◆ The request: What are the lines from the one with "Give me the D3.js source for this chart." through the one with "11, 1, 1, 1];", inclusive? Output them exactly, and leave out the pictures.

◆ Exercise material:
========

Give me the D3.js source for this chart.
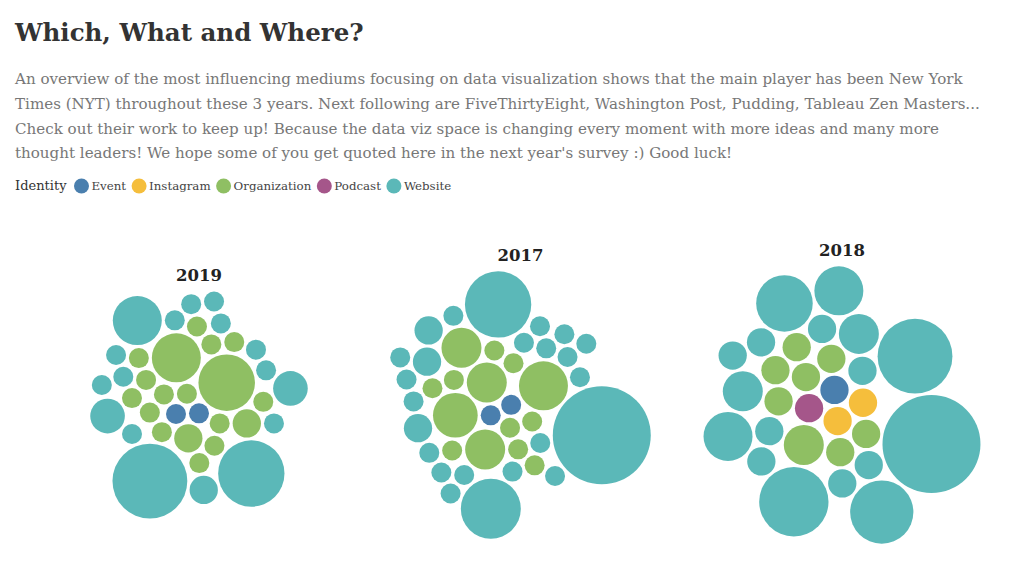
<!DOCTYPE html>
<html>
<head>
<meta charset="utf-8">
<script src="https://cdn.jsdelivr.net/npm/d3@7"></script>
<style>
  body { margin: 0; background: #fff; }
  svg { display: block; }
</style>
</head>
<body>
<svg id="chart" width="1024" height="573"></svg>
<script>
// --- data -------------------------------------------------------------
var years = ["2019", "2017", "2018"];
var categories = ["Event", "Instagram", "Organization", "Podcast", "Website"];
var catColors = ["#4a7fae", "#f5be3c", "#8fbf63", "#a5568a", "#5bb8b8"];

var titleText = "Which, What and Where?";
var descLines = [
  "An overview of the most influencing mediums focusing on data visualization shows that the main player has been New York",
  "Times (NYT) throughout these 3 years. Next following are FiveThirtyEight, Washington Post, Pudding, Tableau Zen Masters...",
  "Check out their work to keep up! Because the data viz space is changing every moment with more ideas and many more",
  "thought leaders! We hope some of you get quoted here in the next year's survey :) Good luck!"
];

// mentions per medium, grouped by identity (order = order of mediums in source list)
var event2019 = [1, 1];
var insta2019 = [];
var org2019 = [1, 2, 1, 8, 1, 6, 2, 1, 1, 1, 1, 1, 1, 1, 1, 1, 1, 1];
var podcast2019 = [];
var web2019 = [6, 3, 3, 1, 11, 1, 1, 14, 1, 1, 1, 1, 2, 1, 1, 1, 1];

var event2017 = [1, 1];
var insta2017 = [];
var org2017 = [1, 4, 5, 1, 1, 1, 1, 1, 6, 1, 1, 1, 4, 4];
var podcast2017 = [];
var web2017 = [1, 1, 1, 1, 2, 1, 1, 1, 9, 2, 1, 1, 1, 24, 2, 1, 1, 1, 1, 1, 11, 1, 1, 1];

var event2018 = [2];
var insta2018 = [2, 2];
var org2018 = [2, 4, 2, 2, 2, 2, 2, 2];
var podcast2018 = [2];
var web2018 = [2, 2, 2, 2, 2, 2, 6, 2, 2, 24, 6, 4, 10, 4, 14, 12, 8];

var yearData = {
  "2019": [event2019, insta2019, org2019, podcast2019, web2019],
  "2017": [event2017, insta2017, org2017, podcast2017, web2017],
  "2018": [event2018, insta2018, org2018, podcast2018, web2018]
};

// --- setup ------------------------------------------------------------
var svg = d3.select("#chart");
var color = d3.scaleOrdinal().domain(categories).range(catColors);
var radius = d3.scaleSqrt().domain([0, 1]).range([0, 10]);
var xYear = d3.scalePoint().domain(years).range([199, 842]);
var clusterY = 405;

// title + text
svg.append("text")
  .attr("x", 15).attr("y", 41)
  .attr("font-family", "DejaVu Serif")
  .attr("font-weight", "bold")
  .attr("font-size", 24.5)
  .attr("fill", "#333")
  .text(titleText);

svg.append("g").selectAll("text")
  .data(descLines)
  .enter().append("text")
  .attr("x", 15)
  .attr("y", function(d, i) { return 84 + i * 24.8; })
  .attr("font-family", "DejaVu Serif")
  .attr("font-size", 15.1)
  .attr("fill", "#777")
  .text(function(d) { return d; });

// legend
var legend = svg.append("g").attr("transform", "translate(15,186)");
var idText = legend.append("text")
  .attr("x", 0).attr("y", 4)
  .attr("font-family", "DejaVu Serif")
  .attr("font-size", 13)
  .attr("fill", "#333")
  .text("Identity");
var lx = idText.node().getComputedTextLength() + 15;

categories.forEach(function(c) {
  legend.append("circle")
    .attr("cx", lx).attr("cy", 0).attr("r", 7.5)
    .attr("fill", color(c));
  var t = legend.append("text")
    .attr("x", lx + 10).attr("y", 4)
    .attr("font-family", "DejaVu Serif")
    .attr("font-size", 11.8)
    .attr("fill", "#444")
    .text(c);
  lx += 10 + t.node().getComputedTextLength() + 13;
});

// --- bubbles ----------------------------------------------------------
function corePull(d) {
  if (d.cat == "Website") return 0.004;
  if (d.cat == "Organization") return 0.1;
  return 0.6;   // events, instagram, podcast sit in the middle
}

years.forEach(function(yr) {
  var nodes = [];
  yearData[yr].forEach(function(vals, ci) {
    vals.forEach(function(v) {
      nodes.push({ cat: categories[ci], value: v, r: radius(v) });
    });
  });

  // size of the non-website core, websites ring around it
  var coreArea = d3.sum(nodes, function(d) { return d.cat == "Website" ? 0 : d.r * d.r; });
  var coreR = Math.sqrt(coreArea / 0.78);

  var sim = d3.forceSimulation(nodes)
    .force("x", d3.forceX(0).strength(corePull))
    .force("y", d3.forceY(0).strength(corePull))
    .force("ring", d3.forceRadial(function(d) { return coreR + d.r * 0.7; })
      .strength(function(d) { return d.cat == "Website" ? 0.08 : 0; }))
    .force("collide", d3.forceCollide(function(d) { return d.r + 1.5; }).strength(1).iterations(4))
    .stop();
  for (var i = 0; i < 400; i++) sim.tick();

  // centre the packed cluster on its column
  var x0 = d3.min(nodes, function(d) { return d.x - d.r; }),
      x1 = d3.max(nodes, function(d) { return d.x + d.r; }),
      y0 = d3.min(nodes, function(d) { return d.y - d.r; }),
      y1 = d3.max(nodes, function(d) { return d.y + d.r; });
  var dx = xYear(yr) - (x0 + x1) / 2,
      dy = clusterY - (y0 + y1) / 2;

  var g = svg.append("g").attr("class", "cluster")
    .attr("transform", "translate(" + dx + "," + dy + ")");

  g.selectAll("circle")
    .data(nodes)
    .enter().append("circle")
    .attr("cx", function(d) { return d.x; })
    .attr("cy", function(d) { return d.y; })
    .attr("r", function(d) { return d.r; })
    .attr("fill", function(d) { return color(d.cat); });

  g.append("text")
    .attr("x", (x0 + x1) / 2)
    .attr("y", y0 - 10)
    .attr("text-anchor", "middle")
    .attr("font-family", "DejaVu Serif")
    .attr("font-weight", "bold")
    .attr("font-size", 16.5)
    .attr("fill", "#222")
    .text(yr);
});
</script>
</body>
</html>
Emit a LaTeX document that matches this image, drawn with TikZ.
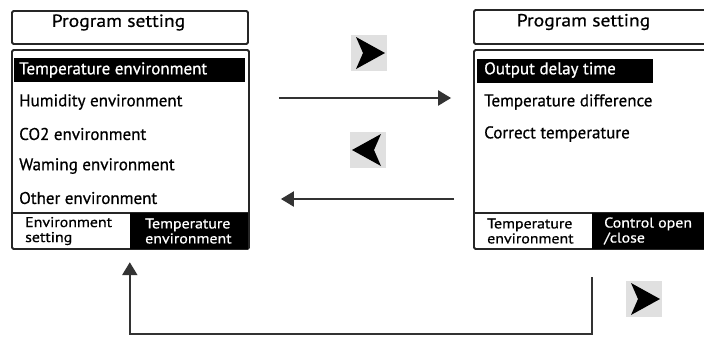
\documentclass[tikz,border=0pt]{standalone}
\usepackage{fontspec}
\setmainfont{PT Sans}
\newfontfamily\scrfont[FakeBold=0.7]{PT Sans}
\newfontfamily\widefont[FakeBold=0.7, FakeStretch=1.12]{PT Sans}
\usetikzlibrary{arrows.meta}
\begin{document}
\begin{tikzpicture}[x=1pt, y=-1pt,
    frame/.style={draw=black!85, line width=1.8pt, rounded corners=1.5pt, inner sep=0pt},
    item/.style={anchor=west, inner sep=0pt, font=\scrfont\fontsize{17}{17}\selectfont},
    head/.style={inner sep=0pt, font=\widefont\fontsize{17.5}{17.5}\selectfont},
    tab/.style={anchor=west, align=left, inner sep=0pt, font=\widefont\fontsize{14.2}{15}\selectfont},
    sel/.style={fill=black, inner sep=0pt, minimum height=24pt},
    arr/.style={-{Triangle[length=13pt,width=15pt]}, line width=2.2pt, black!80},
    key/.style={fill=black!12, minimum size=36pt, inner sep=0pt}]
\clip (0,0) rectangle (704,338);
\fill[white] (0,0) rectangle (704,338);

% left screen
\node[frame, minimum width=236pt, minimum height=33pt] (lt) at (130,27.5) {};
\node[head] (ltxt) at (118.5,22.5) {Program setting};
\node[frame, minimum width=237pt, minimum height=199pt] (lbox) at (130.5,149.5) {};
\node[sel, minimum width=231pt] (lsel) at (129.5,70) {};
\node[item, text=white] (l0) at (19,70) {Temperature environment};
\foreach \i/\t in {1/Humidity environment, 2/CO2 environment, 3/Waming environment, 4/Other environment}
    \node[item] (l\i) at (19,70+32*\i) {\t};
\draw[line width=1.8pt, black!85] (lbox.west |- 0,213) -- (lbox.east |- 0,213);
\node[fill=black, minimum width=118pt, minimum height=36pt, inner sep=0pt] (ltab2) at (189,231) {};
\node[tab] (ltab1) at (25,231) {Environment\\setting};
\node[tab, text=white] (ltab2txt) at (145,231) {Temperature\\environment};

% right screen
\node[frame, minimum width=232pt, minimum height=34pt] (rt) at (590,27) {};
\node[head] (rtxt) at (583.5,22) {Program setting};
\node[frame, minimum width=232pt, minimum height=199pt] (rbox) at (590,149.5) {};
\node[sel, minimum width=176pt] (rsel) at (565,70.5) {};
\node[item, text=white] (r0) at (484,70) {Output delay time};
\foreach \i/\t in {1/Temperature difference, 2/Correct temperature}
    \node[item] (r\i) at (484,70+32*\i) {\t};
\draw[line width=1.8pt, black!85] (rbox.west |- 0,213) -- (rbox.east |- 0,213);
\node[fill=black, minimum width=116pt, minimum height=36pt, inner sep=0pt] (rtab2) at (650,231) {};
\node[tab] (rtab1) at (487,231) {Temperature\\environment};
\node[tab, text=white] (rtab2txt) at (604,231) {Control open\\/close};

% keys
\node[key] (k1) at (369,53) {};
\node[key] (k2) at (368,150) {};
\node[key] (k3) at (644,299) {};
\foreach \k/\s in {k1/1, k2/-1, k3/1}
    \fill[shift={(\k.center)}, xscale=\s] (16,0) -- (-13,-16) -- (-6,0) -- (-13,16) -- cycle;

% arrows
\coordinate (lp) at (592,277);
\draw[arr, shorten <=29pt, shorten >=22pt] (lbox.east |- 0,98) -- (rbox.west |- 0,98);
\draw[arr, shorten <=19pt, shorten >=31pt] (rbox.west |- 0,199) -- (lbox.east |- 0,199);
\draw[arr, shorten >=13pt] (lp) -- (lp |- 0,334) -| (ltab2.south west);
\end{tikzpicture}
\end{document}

========

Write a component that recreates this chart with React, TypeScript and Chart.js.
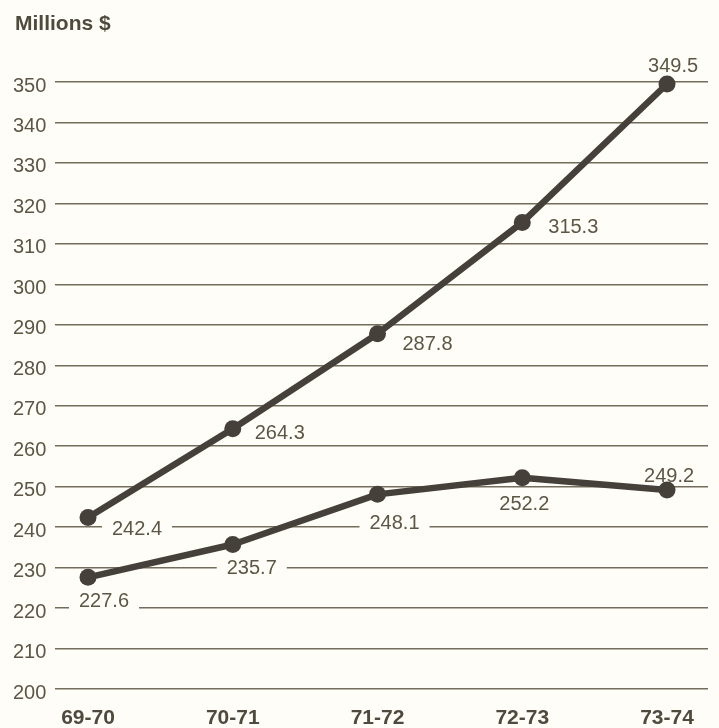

========

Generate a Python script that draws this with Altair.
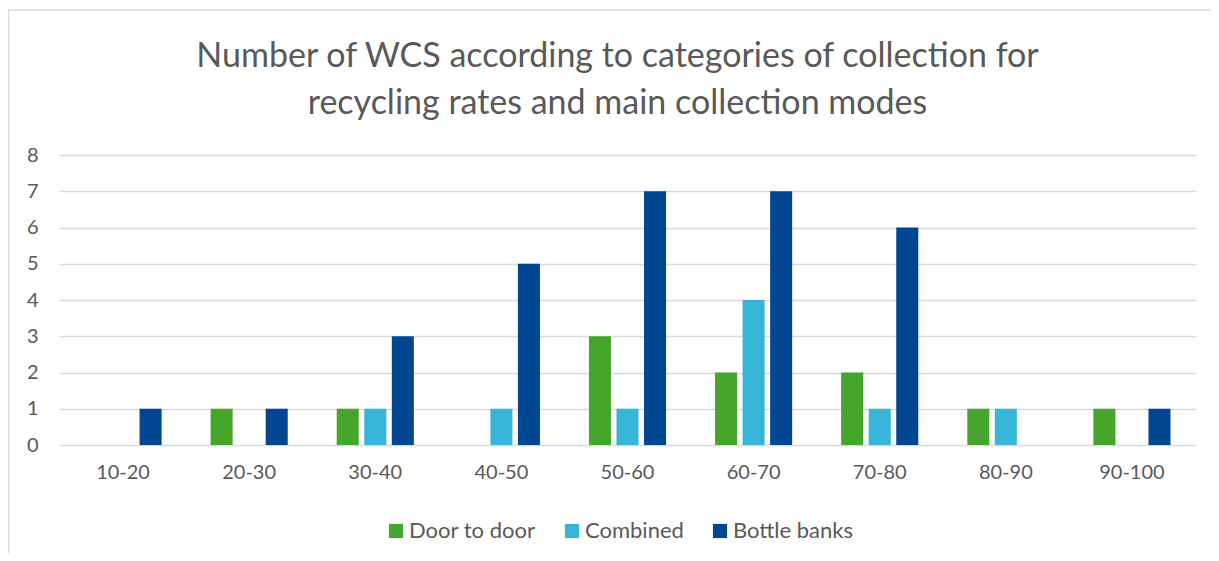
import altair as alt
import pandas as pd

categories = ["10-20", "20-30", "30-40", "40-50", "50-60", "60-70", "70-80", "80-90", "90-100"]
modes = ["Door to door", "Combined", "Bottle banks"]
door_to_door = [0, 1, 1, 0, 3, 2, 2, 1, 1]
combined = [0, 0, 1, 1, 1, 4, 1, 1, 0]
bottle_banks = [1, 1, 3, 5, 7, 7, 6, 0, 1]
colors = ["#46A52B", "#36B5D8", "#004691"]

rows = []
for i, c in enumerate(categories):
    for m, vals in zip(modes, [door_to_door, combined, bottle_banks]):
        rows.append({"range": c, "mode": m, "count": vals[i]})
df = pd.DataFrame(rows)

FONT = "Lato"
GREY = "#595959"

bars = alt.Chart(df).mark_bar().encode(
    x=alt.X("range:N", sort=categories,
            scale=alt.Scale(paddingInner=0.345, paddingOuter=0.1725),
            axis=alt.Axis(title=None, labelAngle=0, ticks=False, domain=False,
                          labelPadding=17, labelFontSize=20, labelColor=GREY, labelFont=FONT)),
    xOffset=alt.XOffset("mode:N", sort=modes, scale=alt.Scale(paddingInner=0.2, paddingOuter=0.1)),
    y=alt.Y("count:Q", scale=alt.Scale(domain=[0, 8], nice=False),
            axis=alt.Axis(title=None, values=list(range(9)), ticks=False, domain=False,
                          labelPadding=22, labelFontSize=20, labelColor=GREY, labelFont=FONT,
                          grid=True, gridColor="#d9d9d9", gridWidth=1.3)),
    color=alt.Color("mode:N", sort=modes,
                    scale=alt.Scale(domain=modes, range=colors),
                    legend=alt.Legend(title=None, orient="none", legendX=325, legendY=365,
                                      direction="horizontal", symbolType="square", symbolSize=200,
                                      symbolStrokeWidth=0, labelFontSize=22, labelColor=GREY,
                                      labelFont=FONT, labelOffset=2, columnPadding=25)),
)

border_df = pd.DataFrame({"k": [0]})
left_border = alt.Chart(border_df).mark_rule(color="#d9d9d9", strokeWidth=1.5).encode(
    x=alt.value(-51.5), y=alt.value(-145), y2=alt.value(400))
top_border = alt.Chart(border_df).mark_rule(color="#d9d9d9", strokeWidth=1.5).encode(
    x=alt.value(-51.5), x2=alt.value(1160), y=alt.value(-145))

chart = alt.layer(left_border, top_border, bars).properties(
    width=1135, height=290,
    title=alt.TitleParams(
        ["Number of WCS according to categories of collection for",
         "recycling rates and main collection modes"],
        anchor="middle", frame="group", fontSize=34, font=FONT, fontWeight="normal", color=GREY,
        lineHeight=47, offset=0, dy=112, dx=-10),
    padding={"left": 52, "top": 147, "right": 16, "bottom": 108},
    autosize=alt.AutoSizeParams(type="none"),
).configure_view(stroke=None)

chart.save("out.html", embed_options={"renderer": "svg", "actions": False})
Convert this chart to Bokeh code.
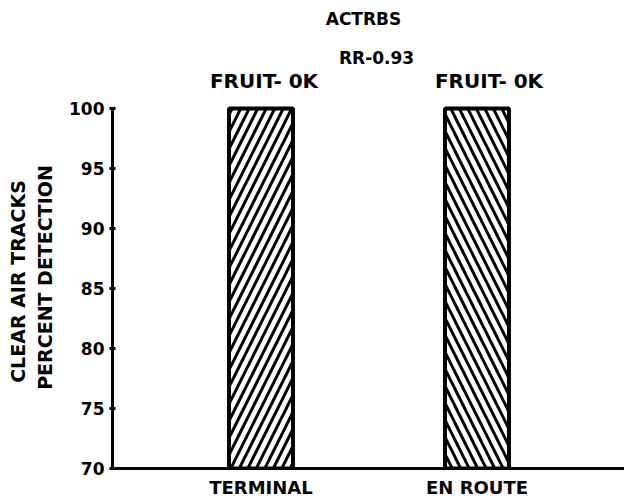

========

◆ Exercise response:
Give me the D3.js source for this chart.
<!DOCTYPE html>
<html>
<head>
<meta charset="utf-8">
<script src="https://cdn.jsdelivr.net/npm/d3@7"></script>
<style>
  body { margin: 0; background: #fff; }
  svg { display: block; }
</style>
</head>
<body>
<svg id="chart" width="1024" height="573"></svg>
<script>
// --- data -------------------------------------------------------------
var years = ["2019", "2017", "2018"];
var categories = ["Event", "Instagram", "Organization", "Podcast", "Website"];
var catColors = ["#4a7fae", "#f5be3c", "#8fbf63", "#a5568a", "#5bb8b8"];

var titleText = "Which, What and Where?";
var descLines = [
  "An overview of the most influencing mediums focusing on data visualization shows that the main player has been New York",
  "Times (NYT) throughout these 3 years. Next following are FiveThirtyEight, Washington Post, Pudding, Tableau Zen Masters...",
  "Check out their work to keep up! Because the data viz space is changing every moment with more ideas and many more",
  "thought leaders! We hope some of you get quoted here in the next year's survey :) Good luck!"
];

// mentions per medium, grouped by identity (order = order of mediums in source list)
var event2019 = [1, 1];
var insta2019 = [];
var org2019 = [1, 2, 1, 8, 1, 6, 2, 1, 1, 1, 1, 1, 1, 1, 1, 1, 1, 1];
var podcast2019 = [];
var web2019 = [6, 3, 3, 1, 11, 1, 1, 14, 1, 1, 1, 1, 2, 1, 1, 1, 1];

var event2017 = [1, 1];
var insta2017 = [];
var org2017 = [1, 4, 5, 1, 1, 1, 1, 1, 6, 1, 1, 1, 4, 4];
var podcast2017 = [];
var web2017 = [1, 1, 1, 1, 2, 1, 1, 1, 9, 2, 1, 1, 1, 24, 2, 1, 1, 1, 1, 1, 11, 1, 1, 1];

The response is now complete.